Don't get me wrong; the kid has moves. Crazy Toddler (CT) is like a young Kevin Federline — everything from the Charleston to the macarena. But he if ever wants to look the part in a testerone-laden free-weights workout session, he'll need to develop the head-bang, or at least a variation. Even a slight nod on beat would suffice.

CT has his work cut out for him.

Wednesday, October 27, 2010

Talking rocks

Talking rocks. I mean, not when self-important adults do it (Are you listening, 95 percent of sports and news commentators out there?). I'm referring to when my 2-year-old son does it.

Ever since my wife first found out she was pregnant, I've been looking forward to when my child could communicate with me on a level beyond pooping and screaming. Now that the time has arrived, I'm far from disappointed.

Everything Crazy Toddler says is cute — and every aspect of the process. The way he grasps at each syllable, elongating words to ridiculous lengths. The shouting of run-of-the-mill words to give them added significance.

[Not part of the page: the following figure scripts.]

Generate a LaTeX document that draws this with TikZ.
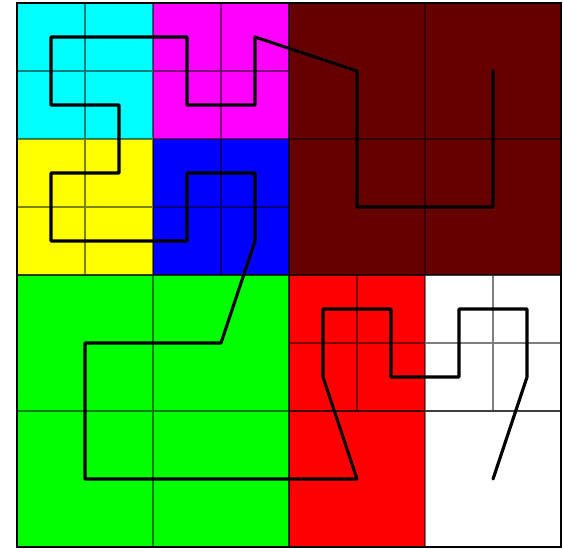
\documentclass[tikz,border=0pt]{standalone}
\usetikzlibrary{calc}
\definecolor{cellCyan}{RGB}{0,255,255}
\definecolor{cellMagenta}{RGB}{255,0,255}
\definecolor{cellYellow}{RGB}{255,255,0}
\definecolor{cellBlue}{RGB}{0,0,255}
\definecolor{cellMaroon}{RGB}{102,0,0}
\definecolor{cellGreen}{RGB}{0,255,0}
\definecolor{cellRed}{RGB}{255,0,0}

\begin{document}
\begin{tikzpicture}[
  gridline/.style={draw=black, draw opacity=0.5, line width=0.6pt},
  frame/.style={draw=black, line width=1pt},
  curve/.style={draw=black, line width=1.3pt, line join=round, line cap=round}
]
\useasboundingbox (-0.25,-0.015) rectangle (8.029,8.044);
% cells (y counted upwards, top row at y=8)
\fill[cellCyan]    (0,6) rectangle (2,8);
\fill[cellMagenta] (2,6) rectangle (4,8);
\fill[cellYellow]  (0,4) rectangle (2,6);
\fill[cellBlue]    (2,4) rectangle (4,6);
\fill[cellMaroon]  (4,4) rectangle (8,8);
\fill[cellGreen]   (0,0) rectangle (4,4);
\fill[cellRed]     (4,0) rectangle (6,4);
\fill[white]       (6,0) rectangle (8,4);
% subdivisions
\draw[gridline] (0,4) grid[step=1] (4,8);
\draw[gridline] (4,4) grid[step=2] (8,8);
\draw[gridline] (0,0) grid[step=2] (4,4);
\draw[gridline] (4,2) grid[step=1] (8,4);
\draw[gridline] (4,0) grid[step=2] (8,2);
\draw[frame] (0,0) rectangle (8,8);
% curve
\draw[curve] (7,7) -- (7,5) -- (5,5) -- (5,7) -- (3.5,7.5) -- (3.5,6.5)
  -- (2.5,6.5) -- (2.5,7.5) -- (0.5,7.5) -- (0.5,6.5) -- (1.5,6.5)
  -- (1.5,5.5) -- (0.5,5.5) -- (0.5,4.5) -- (2.5,4.5) -- (2.5,5.5)
  -- (3.5,5.5) -- (3.5,4.5) -- (3,3) -- (1,3) -- (1,1) -- (5,1)
  -- (4.5,2.5) -- (4.5,3.5) -- (5.5,3.5) -- (5.5,2.5) -- (6.5,2.5)
  -- (6.5,3.5) -- (7.5,3.5) -- (7.5,2.5) -- (7,1);
\end{tikzpicture}
\end{document}
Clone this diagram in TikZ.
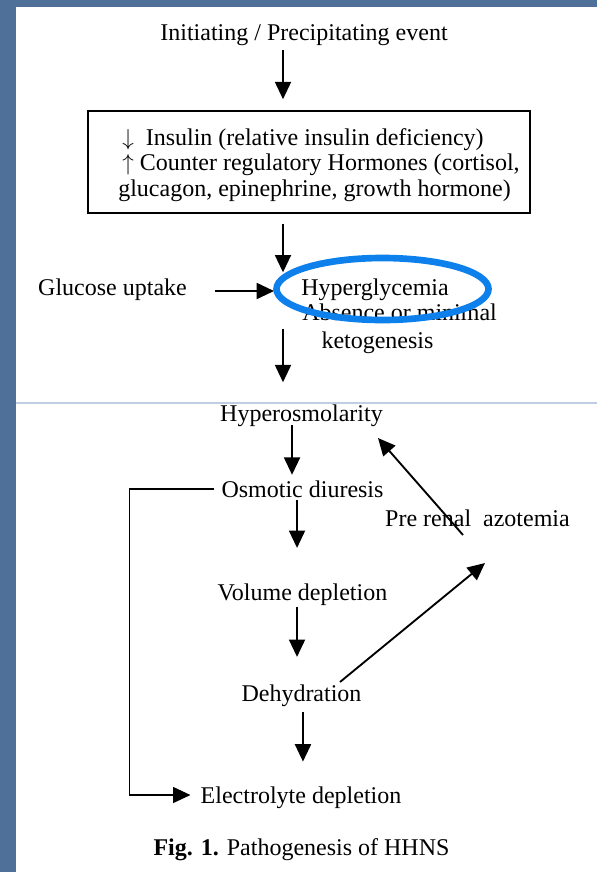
\documentclass[tikz,border=0pt]{standalone}
\usepackage{fontspec}
\setmainfont{Liberation Serif}
\usetikzlibrary{arrows.meta,positioning}
\definecolor{slideblue}{RGB}{79,113,153}
\definecolor{ringblue}{RGB}{14,128,236}
\definecolor{seamblue}{RGB}{192,206,228}

\begin{document}
\begin{tikzpicture}[x=0.75pt,y=-0.75pt,>={Triangle[width=12pt,length=13pt]},
  txt/.style={inner sep=0pt,text height=14.25pt,text depth=1.5pt,font=\fontsize{18}{19}\selectfont},
  hormbox/.style={draw,line width=1.1pt,minimum width=331.5pt,minimum height=76.5pt,inner sep=0pt},
  hormtxt/.style={inner sep=0pt,align=left,font=\fontsize{18}{19.2}\selectfont},
  arr/.style={->,line width=1.4pt},
  link/.style={->,line width=0.8pt},
  ring/.style={draw=ringblue,line width=5pt}]
\fill[slideblue] (0,0) rectangle (597,872);
\fill[white] (15.5,7) rectangle (597,872);
\useasboundingbox (0,0) rectangle (597,872);
\draw[seamblue,line width=0.8pt] (15.5,403) -- (597,403);
\node[txt] (init) at (304,32) {Initiating / Precipitating event};
\node[hormbox] (horm) at (309,162) {};
\node[hormtxt,anchor=west] (hormlines) at (118,165) {\hspace*{3pt}$\downarrow$\ \ Insulin (relative insulin deficiency)\\
  \hspace*{3pt}$\uparrow$\ Counter regulatory Hormones (cortisol,\\ glucagon, epinephrine, growth hormone)};
\node[txt] (gluc) at (112.5,287) {Glucose uptake};
\node[txt,anchor=west] (hyper) at (301,287) {Hyperglycemia};
\node[txt,anchor=west] (absn) at (302,312) {Absence or minimal};
\node[txt] (keto) at (377.5,340) {ketogenesis};
\node[txt] (hosm) at (301.5,413) {Hyperosmolarity};
\node[txt] (osmo) at (302.5,489) {Osmotic diuresis};
\node[txt] (prer) at (477.5,518) {Pre renal\ \ azotemia};
\node[txt] (vol) at (302.5,592) {Volume depletion};
\node[txt] (dehy) at (301.5,693) {Dehydration};
\node[txt] (elec) at (301,795) {Electrolyte depletion};
\node[txt] (cap) at (301.5,847) {\textbf{Fig. 1.} Pathogenesis of HHNS};
\draw[ring] ([shift={(7.5,2)}]hyper.center) ellipse [x radius=106,y radius=31];
\coordinate (jn) at (283,291);
\draw[arr,shorten <=5.6pt,shorten >=8.3pt] (init.south -| jn) -- (horm.north -| jn);
\draw[arr,shorten <=7.5pt,shorten >=14pt] (horm.south -| jn) -- (jn);
\draw[arr,shorten <=21pt,shorten >=6.75pt] (gluc.east |- jn) -- (jn);
\draw[arr,shorten >=15pt] (keto.north -| jn) -- (hosm.north -| jn);
\draw[arr,shorten <=1pt,shorten >=2.6pt] ([xshift=-7.1pt]hosm.south) -- ([xshift=-7.1pt]hosm.south |- osmo.north);
\draw[arr,shorten <=0.5pt,shorten >=25pt] ([xshift=-4.1pt]osmo.south) -- ([xshift=-4.1pt]osmo.south |- vol.north);
\draw[arr,shorten <=3.4pt,shorten >=19pt] ([xshift=-4.1pt]vol.south) -- ([xshift=-4.1pt]vol.south |- dehy.north);
\draw[arr,shorten <=6.4pt,shorten >=17pt] ([xshift=1.1pt]dehy.south) -- ([xshift=1.1pt]dehy.south |- elec.north);
\draw[link,shorten <=5.25pt,shorten >=7.5pt] (osmo.west) -- ++(-92,0) |- (elec.west);
\draw[arr] ([shift={(-14.5,17)}]prer.center) -- ([shift={(76.5,25)}]hosm.center);
\draw[arr] ([shift={(38.5,-11)}]dehy.center) -- ([shift={(7.5,45)}]prer.center);
\end{tikzpicture}
\end{document}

His insistence on saying "goodbye" to people/places/things when he first sees them.

I was starting to think Bill Maher and Michael Savage had soured me on the English language for good (and on humans in general, for that matter), but I think I'm coming back around. It's all thanks to CT.

Here's to actually knowing what my son is thinking. And another "cheers" to laughing our butts off when our kids can't say things correctly (just make sure to leave the room first).

Monday, October 25, 2010

What's up with the stupidity?

What's up with the stupidity among NFL quarterbacks?

Normally in this blog I try to deftly mingle sports issues with the comings and going of fatherhood. But today I'm loathe to compare to son to the overabundance of block-headed quarterbacks. It's simply not fair to him.
  • Jay Cutler threw four interceptions to the same dude yesterday. At some point don't you consider throwing it to the opposite side of the field, or through a tire swing or something?
  • Brett Favre is slinging ill-advised passes like a drunken Jeff George or, well, Brett Favre. He has officially become the old man who refuses to wear pants, even when the doorbell rings. Brad Childress needs to be the crotchety wife who hits the old man upside the head with a hard-backed Civil War coffee-table book.
  • Philip Rivers is just north of a nervous breakdown. He needs to rent "The Shining," then watch it repeatedly. Consider it a self-help video, man.
I could go on. And on. Aren't quarterbacks supposed to be the smart ones?